WHAT THE EXERCISE ASKS
Your output must be the lines below from the line containing "Convert this chart to matplotlib code." to the line containing "ax = fig.add_axes([40", both lines included, reproduced exactly and without pictures.

ENTRIES SUPPLIED

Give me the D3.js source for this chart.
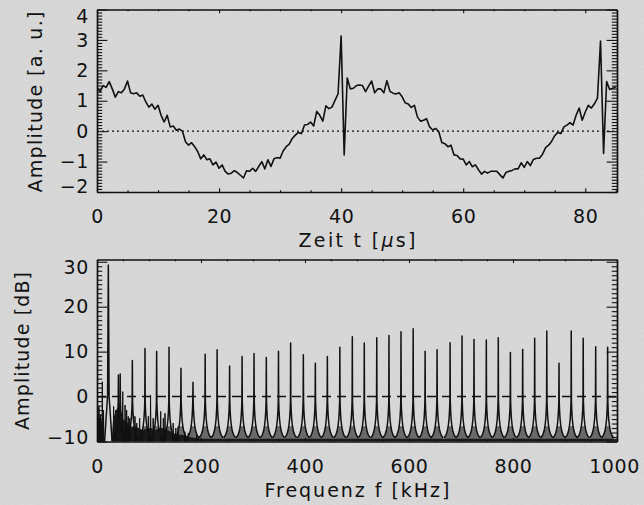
<!DOCTYPE html>
<html>
<head>
<meta charset="utf-8">
<script src="https://cdn.jsdelivr.net/npm/d3@7"></script>
<style>
  body { margin: 0; background: #d9d9d9; }
  svg text { font-family: "DejaVu Sans", sans-serif; fill: #111; }
</style>
</head>
<body>
<div id="chart"></div>
<script>
const sampleStep = 0.5;
const signal = [
  1.44, 1.30, 1.50, 1.44, 1.63, 1.39, 1.12, 1.30, 1.26, 1.39,
  1.65, 1.26, 1.23, 1.26, 1.15, 1.19, 0.96, 0.79, 0.89, 0.72,
  0.85, 0.52, 0.30, 0.52, 0.14, 0.17, 0.03, 0.07, 0.00, -0.35,
  -0.46, -0.38, -0.51, -0.67, -0.91, -0.78, -0.94, -0.91, -1.11, -1.02,
  -1.22, -1.11, -1.32, -1.41, -1.38, -1.30, -1.36, -1.45, -1.54, -1.30,
  -1.32, -1.22, -1.32, -1.16, -1.00, -1.24, -0.94, -1.16, -0.91, -0.87,
  -0.89, -0.65, -0.51, -0.43, -0.24, -0.13, -0.04, -0.08, 0.20, 0.22,
  0.30, 0.17, 0.65, 0.52, 0.33, 0.83, 0.74, 0.79, 1.01, 1.23,
  3.13, -0.78, 1.75, 1.39, 1.41, 1.50, 1.52, 1.50, 1.30, 1.48,
  1.65, 1.26, 1.39, 1.39, 1.26, 1.66, 1.31, 1.25, 1.22, 1.26,
  1.13, 0.93, 0.89, 0.78, 0.85, 0.47, 0.33, 0.36, 0.41, 0.14,
  0.04, 0.09, -0.02, -0.37, -0.41, -0.51, -0.46, -0.78, -0.80, -0.91,
  -0.92, -1.11, -1.00, -1.17, -1.11, -1.27, -1.41, -1.32, -1.38, -1.32,
  -1.32, -1.32, -1.43, -1.54, -1.36, -1.32, -1.29, -1.24, -1.24, -1.04,
  -1.19, -1.00, -1.13, -0.93, -0.89, -0.89, -0.76, -0.54, -0.46, -0.33,
  -0.15, -0.04, -0.08, 0.14, 0.20, 0.28, 0.20, 0.52, 0.76, 0.36,
  0.63, 0.85, 0.76, 0.90, 1.09, 2.96, -0.73, 1.63, 1.37, 1.41,
  1.45
];
const timeTicks = [0, 20, 40, 60, 80];
const ampTicks = [-2, -1, 0, 1, 2, 3, 4];

// ---- bottom panel: spectrum ----
// harmonic lines (kHz, dB)
const peakFreq = [21.8, 41.2, 44.6, 68, 92.3, 114.7, 138.5, 161.5, 184.6, 208,
  231, 255, 279, 302, 325.6, 349, 372.4, 396.8, 419.9, 443,
  467, 491, 514, 538, 561.5, 584.6, 608, 631, 654, 679,
  702, 725, 748.7, 771.7, 795, 818.6, 841.7, 865, 888.5, 912,
  935, 959, 982];
const peakDb = [29.3, 4.8, 5.0, 8.0, 10.7, 10.0, 11.0, 6.3, 3.2, 9.4,
  10.4, 6.8, 8.9, 9.6, 8.7, 10.1, 11.9, 9.3, 7.4, 8.9,
  11.0, 13.3, 11.9, 13.1, 13.6, 14.4, 15.1, 10.1, 10.4, 12.0,
  13.5, 12.7, 12.6, 13.1, 9.8, 10.5, 13.0, 14.6, 7.4, 14.6,
  13.0, 11.1, 11.0];
// skirt around each harmonic: distance from line (kHz) -> level (dB)
const skirtOff = [0.4, 1, 2, 3.5, 5.5, 8, 11.7];
const skirtDb = [-1, -3, -5, -6.6, -7.8, -8.6, -9.2];
// skirt of the strong fundamental (drawn open, light inside)
const fundOff = [1.5, 3, 5, 7.2];
const fundDb = [0, -2.6, -6.1, -10];
// top of the dense noise band
const floorFreq = [0, 3, 6, 9, 12, 14, 28, 31, 35, 39, 46, 50, 55, 60, 65, 72, 80, 88, 96,
  104, 112, 120, 128, 136, 145, 155, 165, 175, 190, 205, 1000];
const floorDb = [-4.5, -3.5, -5, -5.5, -8, -10, -10, -5, -3.5, -2.5, -3, -5, -5.5, -6, -7, -6.5, -7, -7.5, -7,
  -7, -7.5, -7, -7, -7.5, -8, -8.5, -8.5, -9, -9.2, -9.4, -9.4];
// isolated noise spikes at low frequency
const clutterFreq = [2, 3.8, 7, 10.2, 12.5, 32, 36, 49.5, 54, 57, 60, 63, 73, 76.5, 82, 87,
  98.7, 103, 108, 122.5, 127.6, 130.8, 146.5, 151.6, 156, 169, 175.6, 191.7];
const clutterDb = [-2.5, -2.2, -4, 3.3, -3, -2.2, -3, 1.1, -1.9, -3, -4.4, -4.8, -4.4, -5.9, -4.8, -7.4,
  -4.4, 0.3, -4.8, -3.3, -4.8, -3.7, -5.9, -7, -6.7, -7.8, -8.1, -8.5];
const freqTicks = [0, 200, 400, 600, 800, 1000];
const dbTicks = [-10, 0, 10, 20, 30];

// ---- layout ----
const width = 644, height = 505;
const ink = '#111';
const panelT = {left: 97, right: 617, top: 9.5, bottom: 192};
const panelB = {left: 97, right: 617, top: 259.5, bottom: 441.5};

const svg = d3.create('svg').attr('width', width).attr('height', height);

// paper look
const defs = svg.append('defs');
const paper = defs.append('filter').attr('id', 'paper');
paper.append('feTurbulence').attr('type', 'fractalNoise').attr('baseFrequency', 0.7)
  .attr('numOctaves', 2).attr('seed', 4);
paper.append('feColorMatrix').attr('type', 'matrix')
  .attr('values', '0.33 0.33 0.33 0 0  0.33 0.33 0.33 0 0  0.33 0.33 0.33 0 0  0 0 0 0 0.13');
svg.append('rect').attr('width', width).attr('height', height).attr('fill', '#dbdbdb');
svg.append('rect').attr('width', width).attr('height', height).attr('filter', 'url(#paper)');

[['clipT', panelT], ['clipB', panelB]].forEach(([id, p]) => {
  defs.append('clipPath').attr('id', id).append('rect')
    .attr('x', p.left).attr('y', p.top)
    .attr('width', p.right - p.left).attr('height', p.bottom - p.top);
});

// scales
const xT = d3.scaleLinear().domain([0, 85.2]).range([panelT.left, panelT.right]);
const yT = d3.scaleLinear().domain([-2, 4]).range([panelT.bottom, panelT.top]);
const xB = d3.scaleLinear().domain([0, 1000]).range([panelB.left, panelB.right]);
const yB = d3.scaleLinear().domain([-10, 30.5]).range([panelB.bottom, panelB.top]);

// IDL-style frame: ticks on all four sides pointing inward
function frame(x, y, xMaj, xMin, yMaj, yMin, padX, padY) {
  const [l, r] = x.range(), [b, t] = y.range();
  const xLen = (b - t) * 0.02, yLen = (r - l) * 0.02;
  const g = svg.append('g');
  const fmt = d3.format('d');
  const sides = [
    [d3.axisBottom(x), `translate(0,${b})`, xMaj, xMin, xLen, true],
    [d3.axisTop(x), `translate(0,${t})`, xMaj, xMin, xLen, false],
    [d3.axisLeft(y), `translate(${l},0)`, yMaj, yMin, yLen, true],
    [d3.axisRight(y), `translate(${r},0)`, yMaj, yMin, yLen, false]
  ];
  sides.forEach(([ax, tr, maj, min, len, labels], i) => {
    const major = g.append('g').attr('transform', tr)
      .call(ax.tickValues(maj).tickSizeInner(-len).tickSizeOuter(0)
        .tickPadding(i < 2 ? padX : padY).tickFormat(labels ? fmt : ''));
    const minor = g.append('g').attr('transform', tr)
      .call(ax.tickValues(min).tickSizeInner(-len / 2).tickSizeOuter(0).tickFormat(''));
    minor.select('.domain').remove();
    g.selectAll('.domain').attr('stroke', ink).attr('stroke-width', 1.7);
    g.selectAll('.tick line').attr('stroke', ink).attr('stroke-width', 1.1);
    major.selectAll('text').attr('font-size', 19).attr('letter-spacing', 0.6)
      .attr('font-family', '"DejaVu Sans", sans-serif').attr('fill', ink);
  });
  return g;
}

// ---- top panel ----
const gT = frame(xT, yT, timeTicks, d3.range(0, 86, 5).filter(d => d % 20),
  ampTicks, d3.range(-20, 41).map(d => d / 10).filter(d => d % 1), 17.5, 8);
// end labels sit a little inside the frame
gT.selectAll('text').filter(d => d === 4).attr('dy', '0.7em');
gT.selectAll('text').filter(d => d === -2).attr('dy', '0.05em');

svg.append('line')
  .attr('x1', xT(0)).attr('x2', xT(85.2)).attr('y1', yT(0)).attr('y2', yT(0))
  .attr('stroke', ink).attr('stroke-width', 1.3).attr('stroke-dasharray', '2,3');

svg.append('path')
  .datum(signal)
  .attr('clip-path', 'url(#clipT)')
  .attr('fill', 'none').attr('stroke', ink).attr('stroke-width', 1.6)
  .attr('stroke-linejoin', 'round')
  .attr('d', d3.line().x((d, i) => xT(i * sampleStep)).y(d => yT(d)));

// ---- bottom panel ----
const gB = frame(xB, yB, freqTicks, d3.range(0, 1001, 50).filter(d => d % 200),
  dbTicks, d3.range(-10, 31).filter(d => d % 10), 18, 8);
gB.selectAll('text').filter(d => d === 30).attr('dy', '0.6em');
gB.selectAll('text').filter(d => d === -10).attr('dy', '0.1em');
gB.selectAll('text').filter(d => d === 1000).attr('dx', -3);

const spec = svg.append('g').attr('clip-path', 'url(#clipB)');

spec.append('line')
  .attr('x1', xB(0)).attr('x2', xB(1000)).attr('y1', yB(0)).attr('y2', yB(0))
  .attr('stroke', ink).attr('stroke-width', 1.4).attr('stroke-dasharray', '9,6');

// noise band
spec.append('path')
  .datum(floorFreq.map((f, i) => [f, floorDb[i]]))
  .attr('fill', ink).attr('fill-opacity', 0.9)
  .attr('d', d3.area().x(d => xB(d[0])).y0(yB(-10)).y1(d => yB(d[1])));

// clutter spikes
spec.selectAll('path.clutter')
  .data(clutterFreq.map((f, i) => [[f - 0.8, -10], [f, clutterDb[i]], [f + 0.8, -10]]))
  .join('path').attr('class', 'clutter')
  .attr('fill', ink).attr('stroke', ink).attr('stroke-width', 1)
  .attr('d', d3.line().x(d => xB(d[0])).y(d => yB(d[1])));

const lineF = d3.line().x(d => xB(d[0])).y(d => yB(d[1]));
const areaF = d3.area().x(d => xB(d[0])).y0(yB(-10)).y1(d => yB(d[1]));

peakFreq.forEach((f, k) => {
  const off = k === 0 ? fundOff : skirtOff;
  const lev = k === 0 ? fundDb : skirtDb;
  const left = off.map((o, j) => [f - o, lev[j]]).reverse();
  const right = off.map((o, j) => [f + o, lev[j]]);
  if (k > 0) {
    // dense noise sitting in the lower part of each skirt
    const low = d => d[1] <= -6.6;
    spec.append('path').datum(left.filter(low).concat(right.filter(low)))
      .attr('fill', ink).attr('fill-opacity', 0.55).attr('d', areaF);
  }
  spec.append('path').datum(left.concat([[f, peakDb[k]]], right))
    .attr('fill', 'none').attr('stroke', ink).attr('stroke-width', 1.5)
    .attr('stroke-linejoin', 'round').attr('d', lineF);
});

// ---- axis titles ----
function title(x, y, len, rotate) {
  return svg.append('text')
    .attr('transform', `translate(${x},${y})` + (rotate ? ' rotate(-90)' : ''))
    .attr('text-anchor', 'middle').attr('font-size', 19)
    .attr('textLength', len).attr('lengthAdjust', 'spacing');
}
const tx = title(357, 247, 117, false);
tx.append('tspan').text('Zeit t [');
tx.append('tspan').attr('font-style', 'italic').text('\u00b5');
tx.append('tspan').text('s]');
title(357, 497, 185, false).text('Frequenz f [kHz]');
title(42, 102, 181, true).text('Amplitude [a. u.]');
title(29, 351, 158, true).text('Amplitude [dB]');

document.getElementById('chart').appendChild(svg.node());
</script>
</body>
</html>
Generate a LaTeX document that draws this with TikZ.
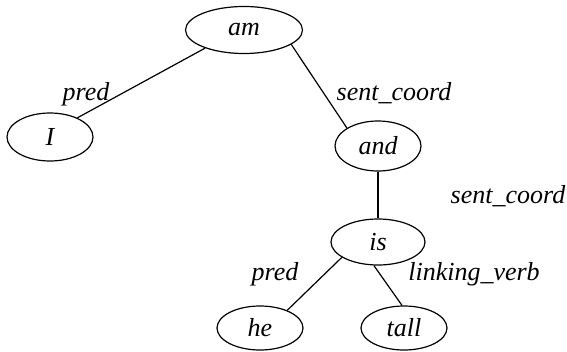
\documentclass[tikz,border=0pt]{standalone}
\usepackage{fontspec}
\setmainfont{Liberation Serif}
\usetikzlibrary{shapes.geometric}

\begin{document}
\begin{tikzpicture}[x=1pt,y=-1pt,
    word/.style={ellipse,draw,line width=1.2pt,inner sep=0pt,
      font=\fontsize{26}{30}\selectfont\itshape},
    rel/.style={inner sep=0pt,font=\fontsize{26}{30}\selectfont\itshape},
    arc/.style={line width=1.2pt}]
  \useasboundingbox (0,0) rectangle (567,351);

  % words
  \node[word,minimum width=117pt,minimum height=47pt] (am)   at (244,30)  {am};
  \node[word,minimum width=86pt,minimum height=48pt]  (i)    at (50,137)  {I};
  \node[word,minimum width=86pt,minimum height=50pt]  (and)  at (378,146) {and};
  \node[word,minimum width=94pt,minimum height=46pt]  (is)   at (378,242) {is};
  \node[word,minimum width=86pt,minimum height=44pt]  (he)   at (260,328) {he};
  \node[word,minimum width=86pt,minimum height=44pt]  (tall) at (404,328) {tall};

  % relations
  \draw[arc] (am.205)  -- (i.35);
  \draw[arc] (am.-17)  -- (and.150);
  \draw[arc] (and.south) -- (is.north);
  \draw[arc] (is.203)  -- (he.33);
  \draw[arc] (is.-100) -- (tall.95);

  % labels
  \node[rel] (predI)    at (86,94)   {pred};
  \node[rel] (coordAnd) at (394,93)  {sent\_coord};
  \node[rel] (coordIs)  at (508,196) {sent\_coord};
  \node[rel] (predHe)   at (275,274) {pred};
  \node[rel] (linkTall) at (474,274) {linking\_verb};
\end{tikzpicture}
\end{document}
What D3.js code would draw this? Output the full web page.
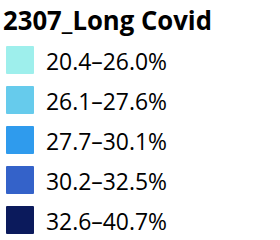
<!DOCTYPE html>
<html>
<head>
<meta charset="utf-8">
<script src="https://cdn.jsdelivr.net/npm/d3@7"></script>
<style>
  html, body { margin: 0; padding: 0; background: #fff; }
</style>
</head>
<body>
<div class="legend-box"></div>
<script>
// legend data
const title = "2307_Long Covid";
const bins = ["20.4–26.0%", "26.1–27.6%", "27.7–30.1%", "30.2–32.5%", "32.6–40.7%"];
const colors = ["#9eefec", "#66cbec", "#2f9bed", "#3462c9", "#0b1a5c"];

const svg = d3.select(".legend-box").append("svg")
    .attr("width", 280)
    .attr("height", 240);

//title
svg.append("text")
    .attr("x", 3)
    .attr("y", 30)
    .attr("font-family", "Open Sans, sans-serif")
    .attr("font-weight", "bold")
    .attr("font-size", "27px")
    .attr("textLength", 209)
    .attr("lengthAdjust", "spacingAndGlyphs")
    .attr("fill", "#000")
    .text(title);

//rows: step 40, swatch 28
const yScale = d3.scaleBand()
    .domain(bins)
    .range([46, 234])
    .paddingInner(0.3)
    .paddingOuter(0)
    .align(0);

const row = svg.selectAll(".row")
    .data(bins)
    .enter().append("g")
    .attr("class", "row")
    .attr("transform", (d) => { return "translate(0," + yScale(d) + ")"; });

row.append("rect")
    .attr("x", 6)
    .attr("width", 28)
    .attr("height", yScale.bandwidth())
    .attr("rx", 1)
    .attr("fill", (d, i) => { return colors[i]; });

row.append("text")
    .attr("x", 46)
    .attr("y", 24)
    .attr("font-family", "Open Sans, sans-serif")
    .attr("font-size", "23px")
    .attr("textLength", 121)
    .attr("lengthAdjust", "spacingAndGlyphs")
    .attr("fill", "#000")
    .text((d) => { return d; });
</script>
</body>
</html>
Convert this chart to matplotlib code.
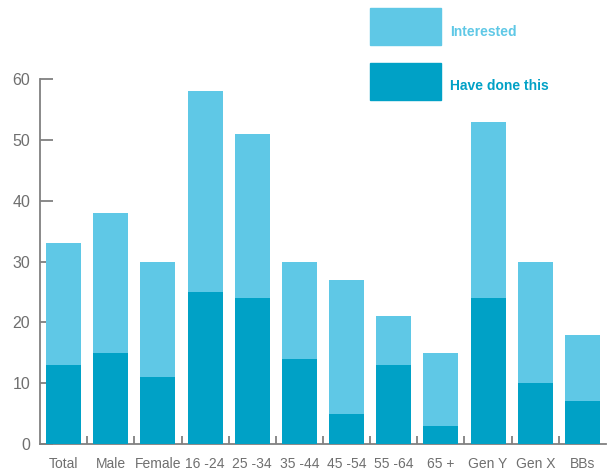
import matplotlib.pyplot as plt
from matplotlib.patches import Rectangle
import numpy as np

categories = ['Total', 'Male', 'Female', '16 -24', '25 -34', '35 -44', '45 -54', '55 -64', '65 +', 'Gen Y', 'Gen X', 'BBs']
have_done = [13, 15, 11, 25, 24, 14, 5, 13, 3, 24, 10, 7]
interested = [20, 23, 19, 33, 27, 16, 22, 8, 12, 29, 20, 11]

light = '#5fc8e6'
dark = '#00a1c6'
grey = '#808080'

plt.rcParams['font.family'] = ['Liberation Sans', 'DejaVu Sans']

fig = plt.figure(figsize=(6.13, 4.72), dpi=100)
ax = fig.add_axes([40 / 613, 28 / 472, 566 / 613, 365 / 472])

x = np.arange(len(categories))
ax.bar(x, have_done, width=0.74, color=dark, zorder=3)
ax.bar(x, interested, width=0.74, bottom=have_done, color=light, zorder=3)

ax.set_xlim(-0.5, len(categories) - 0.5)
ax.set_ylim(0, 60)
ax.set_yticks(range(0, 61, 10))
ax.set_xticks(x)
ax.set_xticklabels(categories)
ax.set_xticks(np.arange(0.5, len(categories) - 0.5, 1), minor=True)

for s in ['top', 'right']:
    ax.spines[s].set_visible(False)
for s in ['left', 'bottom']:
    ax.spines[s].set_color(grey)
    ax.spines[s].set_linewidth(1.3)

ax.tick_params(axis='y', direction='in', length=9, width=1.3, color=grey,
               labelcolor='#6f6f6f', labelsize=11.5, pad=7)
ax.tick_params(axis='x', which='major', length=0, labelcolor='#6f6f6f', labelsize=10, pad=9)
ax.tick_params(axis='x', which='minor', direction='in', length=6, width=1.3, color=grey)

# legend boxes drawn by hand at the top right
fig.patches.append(Rectangle((370 / 613, 1 - 45 / 472), 71 / 613, 37 / 472,
                             transform=fig.transFigure, color=light, figure=fig))
fig.patches.append(Rectangle((370 / 613, 1 - 100 / 472), 71 / 613, 37 / 472,
                             transform=fig.transFigure, color=dark, figure=fig))
fig.text(450 / 613, 1 - 32 / 472, 'Interested', color=light, fontsize=10,
         fontweight='bold', va='center')
fig.text(450 / 613, 1 - 86 / 472, 'Have done this', color=dark, fontsize=10,
         fontweight='bold', va='center')

fig.savefig('out.png', dpi=100)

ANSWER FOR THIS EXERCISE
Convert this chart to matplotlib code.
import matplotlib.pyplot as plt
from matplotlib.patches import Rectangle
import numpy as np

categories = ['Total', 'Male', 'Female', '16 -24', '25 -34', '35 -44', '45 -54', '55 -64', '65 +', 'Gen Y', 'Gen X', 'BBs']
have_done = [13, 15, 11, 25, 24, 14, 5, 13, 3, 24, 10, 7]
interested = [20, 23, 19, 33, 27, 16, 22, 8, 12, 29, 20, 11]

light = '#5fc8e6'
dark = '#00a1c6'
grey = '#808080'

plt.rcParams['font.family'] = ['Liberation Sans', 'DejaVu Sans']

fig = plt.figure(figsize=(6.13, 4.72), dpi=100)
ax = fig.add_axes([40 / 613, 28 / 472, 566 / 613, 365 / 472])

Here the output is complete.